Zone 4 rotation: Annually hosts the first leg of our Senior Men’s championship in early April and other events as scheduled.
October 2019: In late September, the second last of more than two dozen 2019 Zone 4 tournaments was hosted by Beach Grove Golf and Country Club, and early next April the first leg of our Senior Men’s Championship will return there, as it has for several years. There’s a reason that Beach Grove is often called upon to host late and early events, which is that it’s widely recognized as the best cool-season course in the region.
Founded in 1929, and currently celebrating its 90th anniversary, Beach Grove is a highly walkable shotmaker’s course known for two memorable short par-4s and a profusion of tight, tree-lined fairways, along with some of the quickest, sneakiest greens in the country, many of them crowned. For elite players it’s a combination that leads to lots of birdies, but surprisingly tough scoring overall, especially considering that the par-71 course tips out at just over 6,200 yards. For others there is challenge aplenty but also a chance to score, with lots of greenside bunkers but few forced carries or design features intended to overcomplicate the game.
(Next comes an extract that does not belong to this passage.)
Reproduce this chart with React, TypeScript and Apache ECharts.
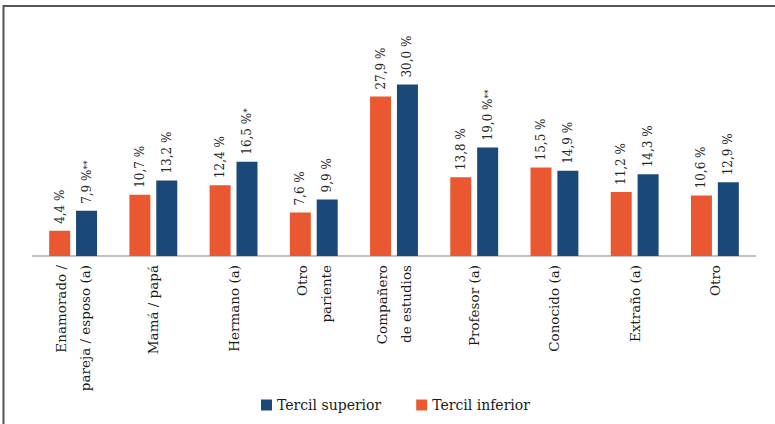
import React, { useEffect, useRef } from "react";
import * as echarts from "echarts";

const categories = [
  "Enamorado /\npareja / esposo (a)",
  "Mamá / papá",
  "Hermano (a)",
  "Otro\npariente",
  "Compañero\nde estudios",
  "Profesor (a)",
  "Conocido (a)",
  "Extraño (a)",
  "Otro",
];
const tercilInferior = [4.4, 10.7, 12.4, 7.6, 27.9, 13.8, 15.5, 11.2, 10.6];
const tercilSuperior = [7.9, 13.2, 16.5, 9.9, 30.0, 19.0, 14.9, 14.3, 12.9];
const marksInferior = ["", "", "", "", "", "", "", "", ""];
const marksSuperior = ["**", "", "*", "", "", "**", "", "", ""];

const FONT = "DejaVu Serif";
const ORANGE = "#EA5831";
const BLUE = "#1A4878";

function fmt(marks: string[]) {
  return (p: any) => {
    const v = Number(p.value).toFixed(1).replace(".", ",") + " %";
    const m = marks[p.dataIndex];
    return m ? `{a|${v}}{s|${m}}` : `{a|${v}}`;
  };
}

const labelCommon = (marks: string[]) => ({
  show: true,
  position: "top",
  rotate: 90,
  align: "left",
  verticalAlign: "middle",
  distance: 7,
  formatter: fmt(marks),
  rich: {
    a: { fontFamily: FONT, fontSize: 12, color: "#262626" },
    s: { fontFamily: FONT, fontSize: 9, color: "#262626" },
  },
});

export default function App() {
  const ref = useRef<HTMLDivElement>(null);
  useEffect(() => {
    if (!ref.current) return;
    const chart = echarts.init(ref.current, undefined, { renderer: "svg" });
    chart.setOption({
      animation: false,
      backgroundColor: "#ffffff",
      textStyle: { fontFamily: FONT },
      graphic: [
        {
          type: "rect",
          shape: { x: 3.5, y: 6, width: 800, height: 440 },
          style: { fill: "none", stroke: "#555555", lineWidth: 2 },
          silent: true,
        },
      ],
      grid: { left: 33, right: 20, top: 56, bottom: 168, containLabel: false },
      legend: {
        data: ["Tercil superior", "Tercil inferior"],
        left: 256,
        top: 393,
        itemWidth: 11,
        itemHeight: 11,
        itemGap: 35,
        icon: "rect",
        textStyle: { fontFamily: FONT, fontSize: 14, color: "#1a1a1a" },
      },
      xAxis: {
        type: "category",
        data: categories,
        axisLine: { lineStyle: { color: "#BFBFBF", width: 2 } },
        axisTick: { show: false },
        axisLabel: {
          rotate: 90,
          margin: 9,
          fontFamily: FONT,
          fontSize: 13.5,
          lineHeight: 24,
          color: "#1a1a1a",
          interval: 0,
        },
      },
      yAxis: {
        type: "value",
        min: 0,
        max: 35,
        show: false,
        splitLine: { show: false },
      },
      series: [
        {
          name: "Tercil inferior",
          type: "bar",
          data: tercilInferior,
          barWidth: 21,
          barGap: "28%",
          itemStyle: { color: ORANGE },
          label: labelCommon(marksInferior),
        },
        {
          name: "Tercil superior",
          type: "bar",
          data: tercilSuperior,
          barWidth: 21,
          barGap: "28%",
          itemStyle: { color: BLUE },
          label: labelCommon(marksSuperior),
        },
      ],
    });
    return () => chart.dispose();
  }, []);
  return (
    <div
      ref={ref}
      style={{ position: "fixed", left: 0, top: 0, width: 775, height: 424 }}
    />
  );
}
General Manager Chris Hugill recently arrived at the club after 15 years at Coquitlam’s Vancouver Club, so he knows what he’s talking about when he describes the markedly better golfing weather here on the lee side of the Tsawwassen Peninsula. “We are open 12 months of the year,” he says, “and conditions are good even in the dead of winter.”
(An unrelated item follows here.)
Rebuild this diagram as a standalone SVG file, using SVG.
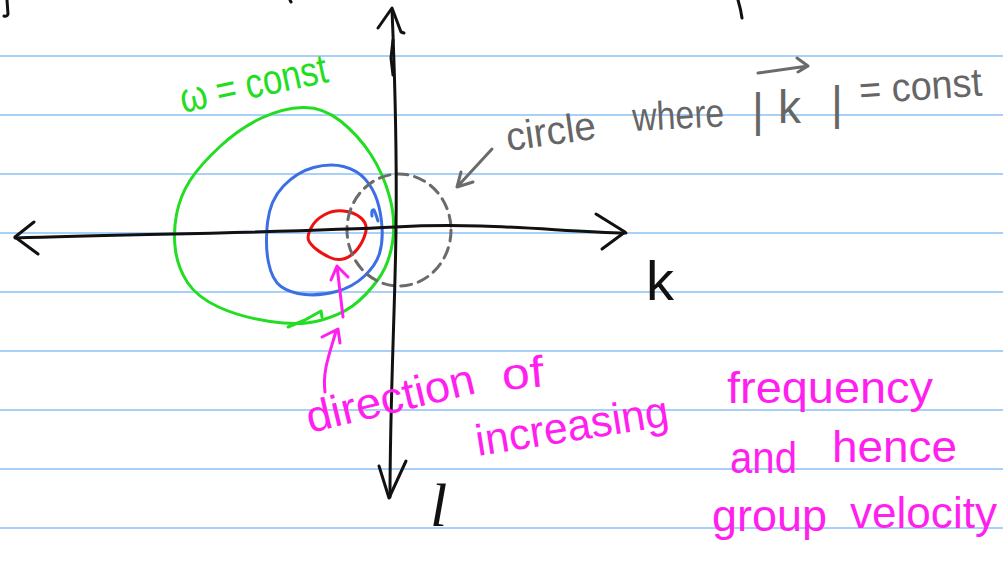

Some of that is due to the local climate. Located so far from our own mountains and well within the rain shadow created by Washington’s Olympics and Vancouver Island’s spine, Tsawwassen’s less than 900 millimetres of annual precipitation is only a shade more than Victoria’s, about 80% of levels received in White Rock or western Richmond, and less than half that of areas such as North Burnaby, North Vancouver or Coquitlam. Average winter temperatures are also a degree or two warmer than in most other areas, which on a winter’s day can be enough to negate a frost delay or a dusting of snow.
But, says, Hugill, there are also a couple other explanations for the condition of the course—an ongoing commitment to improvement that has seen several holes reconditioned in recent years, and the longtime presence of superintendent Ian Murray, who in 2020 will be celebrating his 40th year at the club. “When I arrived here, he took me for a tour of the course,” says Hugill. “And I think he knows every tree by name.”
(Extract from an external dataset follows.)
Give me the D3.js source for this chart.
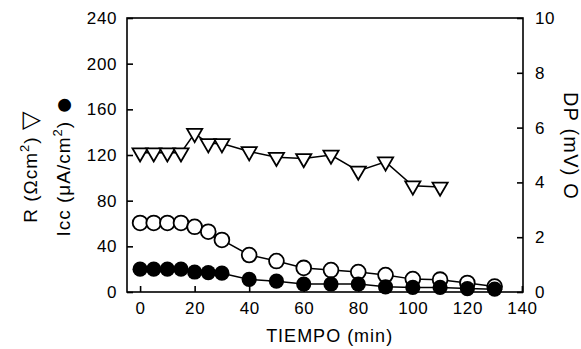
<!DOCTYPE html>
<html>
<head>
<meta charset="utf-8">
<script src="https://cdn.jsdelivr.net/npm/d3@7"></script>
<style>
  body { margin: 0; background: #fff; }
  svg { display: block; font-family: "Liberation Sans", Arial, sans-serif; }
</style>
</head>
<body>
<svg id="chart"></svg>
<script>
// data
const rTime = [0, 5, 10, 15, 20, 25, 30, 40, 50, 60, 70, 80, 90, 100, 110]
const rValues = [122, 122, 122, 122, 139, 130, 130, 123, 118, 117, 120, 106, 114, 93, 92]

const circleTime = [0, 5, 10, 15, 20, 25, 30, 40, 50, 60, 70, 80, 90, 100, 110, 120, 130]
const dpValues = [2.52, 2.52, 2.52, 2.52, 2.38, 2.2, 1.9, 1.35, 1.13, 0.88, 0.8, 0.73, 0.62, 0.47, 0.45, 0.33, 0.2]
const iccValues = [20, 20, 20, 20, 17.5, 17, 16.5, 11, 9.5, 7, 7, 7, 4.5, 4, 4, 3, 2.5]

const xTicks = [0, 20, 40, 60, 80, 100, 120, 140]
const leftTicks = [0, 40, 80, 120, 160, 200, 240]
const rightTicks = [0, 2, 4, 6, 8, 10]

const width = 581, height = 349
const margin = { top: 18, right: 58, bottom: 57, left: 127 }

const svg = d3.select("#chart").attr("width", width).attr("height", height)

const x = d3.scaleLinear().domain([-4.8, 140.4]).range([margin.left, width - margin.right])
const yLeft = d3.scaleLinear().domain([0, 240]).range([height - margin.bottom, margin.top])
const yRight = d3.scaleLinear().domain([0, 10]).range([height - margin.bottom, margin.top])

// frame
svg.append("rect")
  .attr("x", margin.left).attr("y", margin.top)
  .attr("width", width - margin.left - margin.right)
  .attr("height", height - margin.top - margin.bottom)
  .attr("fill", "none").attr("stroke", "#000").attr("stroke-width", 1.6)

const axisStyle = g => {
  g.select(".domain").remove()
  g.selectAll(".tick line").attr("stroke", "#000").attr("stroke-width", 1.6)
  g.selectAll(".tick text").attr("fill", "#000").attr("font-size", 17).attr("letter-spacing", 0.6)
}

svg.append("g")
  .attr("transform", `translate(0,${height - margin.bottom})`)
  .call(d3.axisBottom(x).tickValues(xTicks).tickSize(-6).tickPadding(10))
  .call(axisStyle)

svg.append("g")
  .attr("transform", `translate(${margin.left},0)`)
  .call(d3.axisLeft(yLeft).tickValues(leftTicks).tickSize(-6).tickPadding(10))
  .call(axisStyle)

svg.append("g")
  .attr("transform", `translate(${width - margin.right},0)`)
  .call(d3.axisRight(yRight).tickValues(rightTicks).tickSize(-6).tickPadding(12))
  .call(axisStyle)

// lines
const line = (xs, ys, yScale) => d3.line()
  .x((d, i) => x(xs[i]))
  .y(d => yScale(d))(ys)

svg.append("path").attr("d", line(circleTime, dpValues, yRight))
  .attr("fill", "none").attr("stroke", "#000").attr("stroke-width", 1.5)
svg.append("path").attr("d", line(circleTime, iccValues, yLeft))
  .attr("fill", "none").attr("stroke", "#000").attr("stroke-width", 1.5)
svg.append("path").attr("d", line(rTime, rValues, yLeft))
  .attr("fill", "none").attr("stroke", "#000").attr("stroke-width", 1.5)

// markers
const triangle = d3.symbol().type(d3.symbolTriangle).size(100)

svg.append("g").selectAll("circle")
  .data(dpValues)
  .join("circle")
  .attr("cx", (d, i) => x(circleTime[i]))
  .attr("cy", d => yRight(d))
  .attr("r", 7.4)
  .attr("fill", "#fff").attr("stroke", "#000").attr("stroke-width", 1.8)

svg.append("g").selectAll("circle")
  .data(iccValues)
  .join("circle")
  .attr("cx", (d, i) => x(circleTime[i]))
  .attr("cy", d => yLeft(d))
  .attr("r", 7.6)
  .attr("fill", "#000")

svg.append("g").selectAll("path")
  .data(rValues)
  .join("path")
  .attr("d", triangle)
  .attr("transform", (d, i) => `translate(${x(rTime[i])},${yLeft(d)}) rotate(180)`)
  .attr("fill", "#fff").attr("stroke", "#000").attr("stroke-width", 1.8)

// axis titles
svg.append("text")
  .attr("x", x(69.5)).attr("y", 342)
  .attr("text-anchor", "middle").attr("font-size", 18).attr("letter-spacing", 1)
  .text("TIEMPO (min)")

const rTitle = svg.append("text")
  .attr("transform", "translate(37,167) rotate(-90)")
  .attr("text-anchor", "middle").attr("font-size", 19).attr("letter-spacing", 1)
rTitle.append("tspan").text("R (\u03A9cm")
rTitle.append("tspan").attr("font-size", 13).attr("dy", -8).text("2")
rTitle.append("tspan").attr("dy", 8).text(")  ")
rTitle.append("tspan").attr("font-size", 24).attr("dy", 1).text("\u25BD")

const iTitle = svg.append("text")
  .attr("transform", "translate(70,166) rotate(-90)")
  .attr("text-anchor", "middle").attr("font-size", 19).attr("letter-spacing", 1)
iTitle.append("tspan").text("Icc (\u03BCA/cm")
iTitle.append("tspan").attr("font-size", 13).attr("dy", -8).text("2")
iTitle.append("tspan").attr("dy", 8).text(")  ")
iTitle.append("tspan").attr("font-size", 30).attr("dy", 3).text("\u25CF")

svg.append("text")
  .attr("transform", "translate(564,146) rotate(90)")
  .attr("text-anchor", "middle").attr("font-size", 20).attr("letter-spacing", 1.2)
  .text("DP (mV)   O")
</script>
</body>
</html>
Beach Grove was originally launched as part of a land development, and to drum up business as the Roaring 20s turned into the Dirty Thirties, the developer at one point offered a free patch of dirt to anyone who would take up a golf club membership. With lots in the area now running in the vicinity of a million dollars, that’s not something the club can do today, but it has come up with some appealing offers that are generating both interest and new members.
A trial winter membership enables inexpensive winter golf for prospective members while a Twilight category does the same for those who wish to golf late in the day, but it’s a new Under 40 category that Hugill is most excited by. For a 20-year old this reduces monthly fees to just $50, an offer that has proved to be too good to refuse for a lot of young golfers. The category is currently filled, with a waiting list of more than 30. “Having so many younger members has really changed the dynamic of the club,” Hugill says.